Source material ▸
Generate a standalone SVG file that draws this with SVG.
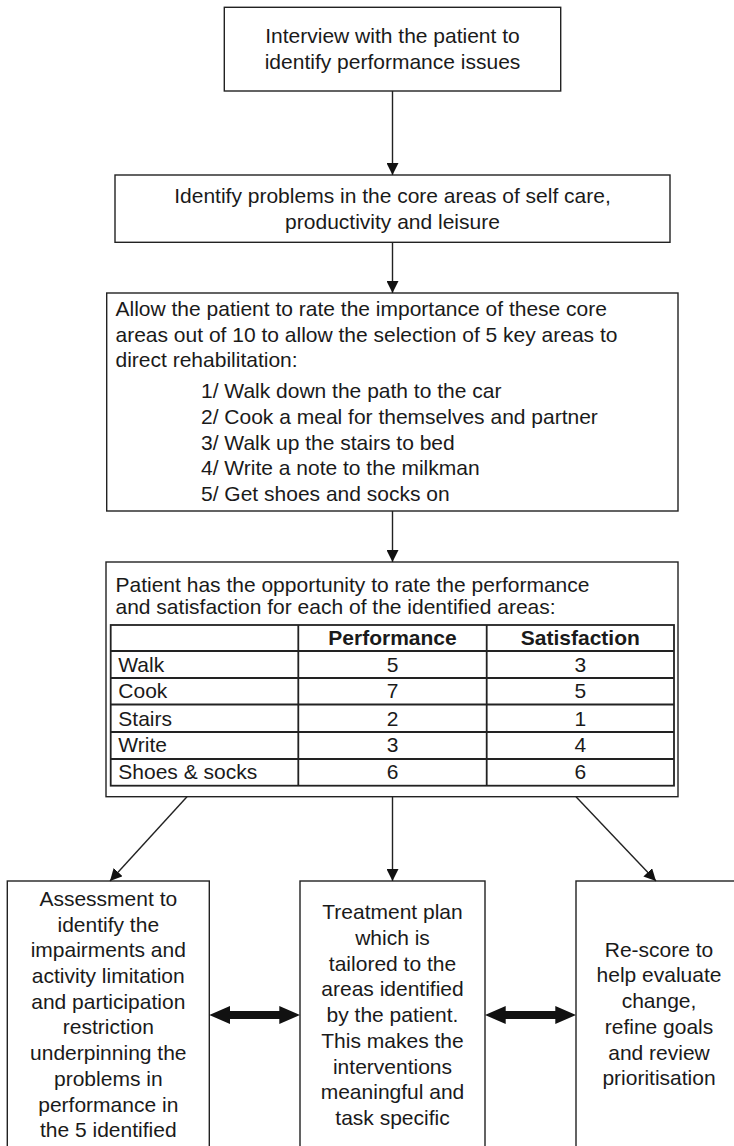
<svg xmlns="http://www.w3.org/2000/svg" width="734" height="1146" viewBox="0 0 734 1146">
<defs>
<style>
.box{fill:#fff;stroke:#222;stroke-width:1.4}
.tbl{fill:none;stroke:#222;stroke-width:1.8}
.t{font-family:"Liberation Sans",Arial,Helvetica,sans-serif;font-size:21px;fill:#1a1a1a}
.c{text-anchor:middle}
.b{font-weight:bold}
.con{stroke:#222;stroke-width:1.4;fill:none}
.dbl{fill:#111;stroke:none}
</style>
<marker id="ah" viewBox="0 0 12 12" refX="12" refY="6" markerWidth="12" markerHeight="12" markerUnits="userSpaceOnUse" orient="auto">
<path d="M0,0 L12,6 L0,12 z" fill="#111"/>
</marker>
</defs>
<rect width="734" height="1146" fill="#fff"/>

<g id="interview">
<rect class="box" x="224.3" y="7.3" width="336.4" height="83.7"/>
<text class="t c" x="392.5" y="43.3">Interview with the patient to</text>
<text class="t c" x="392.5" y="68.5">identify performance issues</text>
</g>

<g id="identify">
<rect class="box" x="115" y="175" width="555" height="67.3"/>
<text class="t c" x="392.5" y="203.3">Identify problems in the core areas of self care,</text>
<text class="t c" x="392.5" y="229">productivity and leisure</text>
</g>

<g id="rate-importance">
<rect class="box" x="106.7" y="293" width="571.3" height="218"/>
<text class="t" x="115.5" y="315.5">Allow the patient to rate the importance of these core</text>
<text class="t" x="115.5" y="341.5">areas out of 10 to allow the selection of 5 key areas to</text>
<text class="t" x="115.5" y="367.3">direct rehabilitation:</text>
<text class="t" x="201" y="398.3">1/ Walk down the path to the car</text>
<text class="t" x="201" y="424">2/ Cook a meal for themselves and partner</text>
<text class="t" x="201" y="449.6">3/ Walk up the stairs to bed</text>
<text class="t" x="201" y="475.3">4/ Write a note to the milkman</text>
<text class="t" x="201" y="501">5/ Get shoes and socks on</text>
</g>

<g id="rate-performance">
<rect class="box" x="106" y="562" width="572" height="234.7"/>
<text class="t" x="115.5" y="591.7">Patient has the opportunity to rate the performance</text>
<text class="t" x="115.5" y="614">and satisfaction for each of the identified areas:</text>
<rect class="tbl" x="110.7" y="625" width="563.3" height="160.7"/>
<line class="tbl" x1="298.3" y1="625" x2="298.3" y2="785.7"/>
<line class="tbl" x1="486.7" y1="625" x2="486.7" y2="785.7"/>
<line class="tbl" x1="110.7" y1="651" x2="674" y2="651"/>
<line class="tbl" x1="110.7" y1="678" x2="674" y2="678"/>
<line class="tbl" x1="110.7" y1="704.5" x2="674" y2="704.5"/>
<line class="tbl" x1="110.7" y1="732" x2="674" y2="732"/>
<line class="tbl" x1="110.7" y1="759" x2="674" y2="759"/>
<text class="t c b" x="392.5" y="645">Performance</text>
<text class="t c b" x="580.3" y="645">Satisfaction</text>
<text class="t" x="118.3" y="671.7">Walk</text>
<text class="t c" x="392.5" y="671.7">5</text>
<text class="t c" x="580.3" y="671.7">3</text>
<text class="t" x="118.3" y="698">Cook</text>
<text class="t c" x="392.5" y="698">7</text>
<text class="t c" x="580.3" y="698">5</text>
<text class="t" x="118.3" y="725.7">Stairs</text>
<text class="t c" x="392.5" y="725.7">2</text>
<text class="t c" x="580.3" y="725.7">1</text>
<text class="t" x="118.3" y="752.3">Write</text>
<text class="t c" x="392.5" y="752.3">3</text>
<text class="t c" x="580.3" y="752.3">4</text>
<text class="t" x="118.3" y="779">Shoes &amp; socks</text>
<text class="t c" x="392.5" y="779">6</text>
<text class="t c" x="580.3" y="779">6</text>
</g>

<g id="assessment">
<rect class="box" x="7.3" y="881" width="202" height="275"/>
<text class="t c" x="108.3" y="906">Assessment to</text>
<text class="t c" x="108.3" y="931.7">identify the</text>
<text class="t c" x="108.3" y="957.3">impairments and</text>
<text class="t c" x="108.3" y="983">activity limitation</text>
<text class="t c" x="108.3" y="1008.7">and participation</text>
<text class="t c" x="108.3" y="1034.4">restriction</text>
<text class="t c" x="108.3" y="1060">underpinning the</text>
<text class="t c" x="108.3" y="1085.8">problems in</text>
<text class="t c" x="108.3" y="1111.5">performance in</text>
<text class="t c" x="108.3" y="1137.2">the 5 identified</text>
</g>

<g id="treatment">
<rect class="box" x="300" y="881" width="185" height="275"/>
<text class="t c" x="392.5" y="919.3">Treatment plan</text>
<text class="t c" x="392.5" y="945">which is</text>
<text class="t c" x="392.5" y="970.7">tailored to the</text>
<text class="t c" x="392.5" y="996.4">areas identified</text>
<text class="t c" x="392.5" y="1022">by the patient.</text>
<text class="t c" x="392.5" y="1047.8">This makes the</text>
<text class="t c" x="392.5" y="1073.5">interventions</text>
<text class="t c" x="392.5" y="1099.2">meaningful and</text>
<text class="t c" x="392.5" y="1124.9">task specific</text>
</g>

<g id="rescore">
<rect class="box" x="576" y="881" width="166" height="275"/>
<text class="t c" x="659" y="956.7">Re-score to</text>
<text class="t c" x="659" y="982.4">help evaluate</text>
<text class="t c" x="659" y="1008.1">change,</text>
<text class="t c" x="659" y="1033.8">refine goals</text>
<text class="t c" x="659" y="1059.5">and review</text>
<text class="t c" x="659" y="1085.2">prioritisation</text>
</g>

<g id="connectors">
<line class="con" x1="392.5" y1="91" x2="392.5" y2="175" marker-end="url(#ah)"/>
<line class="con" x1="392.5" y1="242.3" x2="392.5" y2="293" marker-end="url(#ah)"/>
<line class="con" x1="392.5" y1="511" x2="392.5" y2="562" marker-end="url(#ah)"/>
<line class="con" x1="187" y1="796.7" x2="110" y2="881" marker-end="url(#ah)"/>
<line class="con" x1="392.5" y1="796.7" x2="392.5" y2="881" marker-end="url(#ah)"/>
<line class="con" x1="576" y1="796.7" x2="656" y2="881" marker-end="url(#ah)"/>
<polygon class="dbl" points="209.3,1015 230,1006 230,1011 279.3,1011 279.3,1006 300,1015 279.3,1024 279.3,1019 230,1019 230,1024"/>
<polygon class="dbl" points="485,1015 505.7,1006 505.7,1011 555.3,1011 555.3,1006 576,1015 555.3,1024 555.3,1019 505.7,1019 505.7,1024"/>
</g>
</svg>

Exercise ▸
Transcribe the whole listing exactly. Pictures are excluded.

Finished answer ▸
Generate a standalone SVG file that draws this with SVG.
<svg xmlns="http://www.w3.org/2000/svg" width="734" height="1146" viewBox="0 0 734 1146">
<defs>
<style>
.box{fill:#fff;stroke:#222;stroke-width:1.4}
.tbl{fill:none;stroke:#222;stroke-width:1.8}
.t{font-family:"Liberation Sans",Arial,Helvetica,sans-serif;font-size:21px;fill:#1a1a1a}
.c{text-anchor:middle}
.b{font-weight:bold}
.con{stroke:#222;stroke-width:1.4;fill:none}
.dbl{fill:#111;stroke:none}
</style>
<marker id="ah" viewBox="0 0 12 12" refX="12" refY="6" markerWidth="12" markerHeight="12" markerUnits="userSpaceOnUse" orient="auto">
<path d="M0,0 L12,6 L0,12 z" fill="#111"/>
</marker>
</defs>
<rect width="734" height="1146" fill="#fff"/>

<g id="interview">
<rect class="box" x="224.3" y="7.3" width="336.4" height="83.7"/>
<text class="t c" x="392.5" y="43.3">Interview with the patient to</text>
<text class="t c" x="392.5" y="68.5">identify performance issues</text>
</g>

<g id="identify">
<rect class="box" x="115" y="175" width="555" height="67.3"/>
<text class="t c" x="392.5" y="203.3">Identify problems in the core areas of self care,</text>
<text class="t c" x="392.5" y="229">productivity and leisure</text>
</g>

<g id="rate-importance">
<rect class="box" x="106.7" y="293" width="571.3" height="218"/>
<text class="t" x="115.5" y="315.5">Allow the patient to rate the importance of these core</text>
<text class="t" x="115.5" y="341.5">areas out of 10 to allow the selection of 5 key areas to</text>
<text class="t" x="115.5" y="367.3">direct rehabilitation:</text>
<text class="t" x="201" y="398.3">1/ Walk down the path to the car</text>
<text class="t" x="201" y="424">2/ Cook a meal for themselves and partner</text>
<text class="t" x="201" y="449.6">3/ Walk up the stairs to bed</text>
<text class="t" x="201" y="475.3">4/ Write a note to the milkman</text>
<text class="t" x="201" y="501">5/ Get shoes and socks on</text>
</g>

<g id="rate-performance">
<rect class="box" x="106" y="562" width="572" height="234.7"/>
<text class="t" x="115.5" y="591.7">Patient has the opportunity to rate the performance</text>
<text class="t" x="115.5" y="614">and satisfaction for each of the identified areas:</text>
<rect class="tbl" x="110.7" y="625" width="563.3" height="160.7"/>
<line class="tbl" x1="298.3" y1="625" x2="298.3" y2="785.7"/>
<line class="tbl" x1="486.7" y1="625" x2="486.7" y2="785.7"/>
<line class="tbl" x1="110.7" y1="651" x2="674" y2="651"/>
<line class="tbl" x1="110.7" y1="678" x2="674" y2="678"/>
<line class="tbl" x1="110.7" y1="704.5" x2="674" y2="704.5"/>
<line class="tbl" x1="110.7" y1="732" x2="674" y2="732"/>
<line class="tbl" x1="110.7" y1="759" x2="674" y2="759"/>
<text class="t c b" x="392.5" y="645">Performance</text>
<text class="t c b" x="580.3" y="645">Satisfaction</text>
<text class="t" x="118.3" y="671.7">Walk</text>
<text class="t c" x="392.5" y="671.7">5</text>
<text class="t c" x="580.3" y="671.7">3</text>
<text class="t" x="118.3" y="698">Cook</text>
<text class="t c" x="392.5" y="698">7</text>
<text class="t c" x="580.3" y="698">5</text>
<text class="t" x="118.3" y="725.7">Stairs</text>
<text class="t c" x="392.5" y="725.7">2</text>
<text class="t c" x="580.3" y="725.7">1</text>
<text class="t" x="118.3" y="752.3">Write</text>
<text class="t c" x="392.5" y="752.3">3</text>
<text class="t c" x="580.3" y="752.3">4</text>
<text class="t" x="118.3" y="779">Shoes &amp; socks</text>
<text class="t c" x="392.5" y="779">6</text>
<text class="t c" x="580.3" y="779">6</text>
</g>

<g id="assessment">
<rect class="box" x="7.3" y="881" width="202" height="275"/>
<text class="t c" x="108.3" y="906">Assessment to</text>
<text class="t c" x="108.3" y="931.7">identify the</text>
<text class="t c" x="108.3" y="957.3">impairments and</text>
<text class="t c" x="108.3" y="983">activity limitation</text>
<text class="t c" x="108.3" y="1008.7">and participation</text>
<text class="t c" x="108.3" y="1034.4">restriction</text>
<text class="t c" x="108.3" y="1060">underpinning the</text>
<text class="t c" x="108.3" y="1085.8">problems in</text>
<text class="t c" x="108.3" y="1111.5">performance in</text>
<text class="t c" x="108.3" y="1137.2">the 5 identified</text>
</g>

<g id="treatment">
<rect class="box" x="300" y="881" width="185" height="275"/>
<text class="t c" x="392.5" y="919.3">Treatment plan</text>
<text class="t c" x="392.5" y="945">which is</text>
<text class="t c" x="392.5" y="970.7">tailored to the</text>
<text class="t c" x="392.5" y="996.4">areas identified</text>
<text class="t c" x="392.5" y="1022">by the patient.</text>
<text class="t c" x="392.5" y="1047.8">This makes the</text>
<text class="t c" x="392.5" y="1073.5">interventions</text>
<text class="t c" x="392.5" y="1099.2">meaningful and</text>
<text class="t c" x="392.5" y="1124.9">task specific</text>
</g>

<g id="rescore">
<rect class="box" x="576" y="881" width="166" height="275"/>
<text class="t c" x="659" y="956.7">Re-score to</text>
<text class="t c" x="659" y="982.4">help evaluate</text>
<text class="t c" x="659" y="1008.1">change,</text>
<text class="t c" x="659" y="1033.8">refine goals</text>
<text class="t c" x="659" y="1059.5">and review</text>
<text class="t c" x="659" y="1085.2">prioritisation</text>
</g>

<g id="connectors">
<line class="con" x1="392.5" y1="91" x2="392.5" y2="175" marker-end="url(#ah)"/>
<line class="con" x1="392.5" y1="242.3" x2="392.5" y2="293" marker-end="url(#ah)"/>
<line class="con" x1="392.5" y1="511" x2="392.5" y2="562" marker-end="url(#ah)"/>
<line class="con" x1="187" y1="796.7" x2="110" y2="881" marker-end="url(#ah)"/>
<line class="con" x1="392.5" y1="796.7" x2="392.5" y2="881" marker-end="url(#ah)"/>
<line class="con" x1="576" y1="796.7" x2="656" y2="881" marker-end="url(#ah)"/>
<polygon class="dbl" points="209.3,1015 230,1006 230,1011 279.3,1011 279.3,1006 300,1015 279.3,1024 279.3,1019 230,1019 230,1024"/>
<polygon class="dbl" points="485,1015 505.7,1006 505.7,1011 555.3,1011 555.3,1006 576,1015 555.3,1024 555.3,1019 505.7,1019 505.7,1024"/>
</g>
</svg>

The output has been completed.